As fun as it is finding places to squirrel away all this wastage, it makes me wonder: if I, as an individual, produce this much sewing waste (and, let’s face it, the world needs only so many zipper purse scrap-busters), then how much are we producing in unison?
The answer is, most likely, too much. Garment for garment, it is probably more waste than a factory would produce, where cutting is optimised and technicians are adept at producing garments without error. How many times have you made something first time in the hope it will be a ‘wearable’ toile, only to find it’s only fit for the pouf?
There is no point comparing chalk and cheese. Comparing the home sewist to the fast fashion factory is unduly reductive. Perhaps it is better to compare home sewing to the factory production of ethical slow fashion, where garments are bought at higher prices, wages are fair, and production methods steered towards greater sustainability. Where do we stand when we compare ourselves to these producers? Maybe that should be the question we are asking ourselves, if we truly want to steer our practice towards greater sustainability.
These are difficult questions, and they are difficult to face up to – I am finding it difficult. We want to do better, we want to do the right thing, but it’s much more complex than simply saying we no longer buy fast fashion.
What I do know is that, on the whole, people who sew are a thoughtful, creative, passionate bunch who really do care – the sewing community on Instagram demonstrates time and time again the degree to which this is the case on matters of both environmental and social justice, both locally and globally. While many of us got into sewing because we couldn’t find shop-bought clothes that fit, or because we were interested in dressmaking as a creative pursuit, many also sew because of concerns about sustainability and production ethics. People who sew are trying – they ask questions about where clothing came from and they understand implicitly what is involved in the production of any given garment, which makes them think twice. Always.
Nobody needs to be preached at, and that is certainly not my agenda here. I’m not perfect and my enormo-pouf stands testimony to the fact. This article is a note to self: I could do more.

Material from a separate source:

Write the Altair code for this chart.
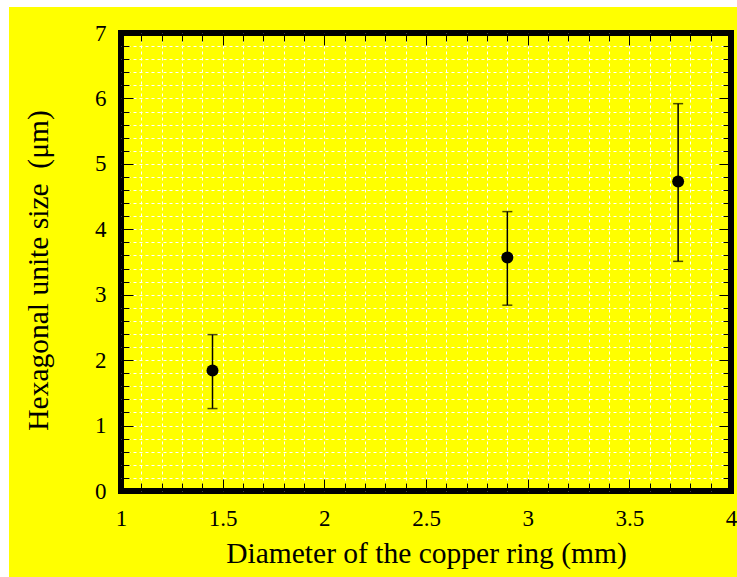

I subsequently made a few smaller, more manageable poufs, which were then distributed around the house: one for memades destined to be refashioned for the kids; another contains small remnants that cannot be used for garments but could be used for doll’s clothes, home projects, small gifts, etc; and one more for old sheets and fabrics to be used for toiles.
And the itty bitty scraps? For now they are bagged and taken to the recycling plant (if anyone wants to stuff a tailor’s ham, please get in touch). I see what leaves the house and I have to sit with that. It might seem counter-intuitive but, because I’m consciously trying to reduce what I have to bag up and dispose of, it is a step towards better practice on my part. As hideous as it feels at times, that can only be a good thing.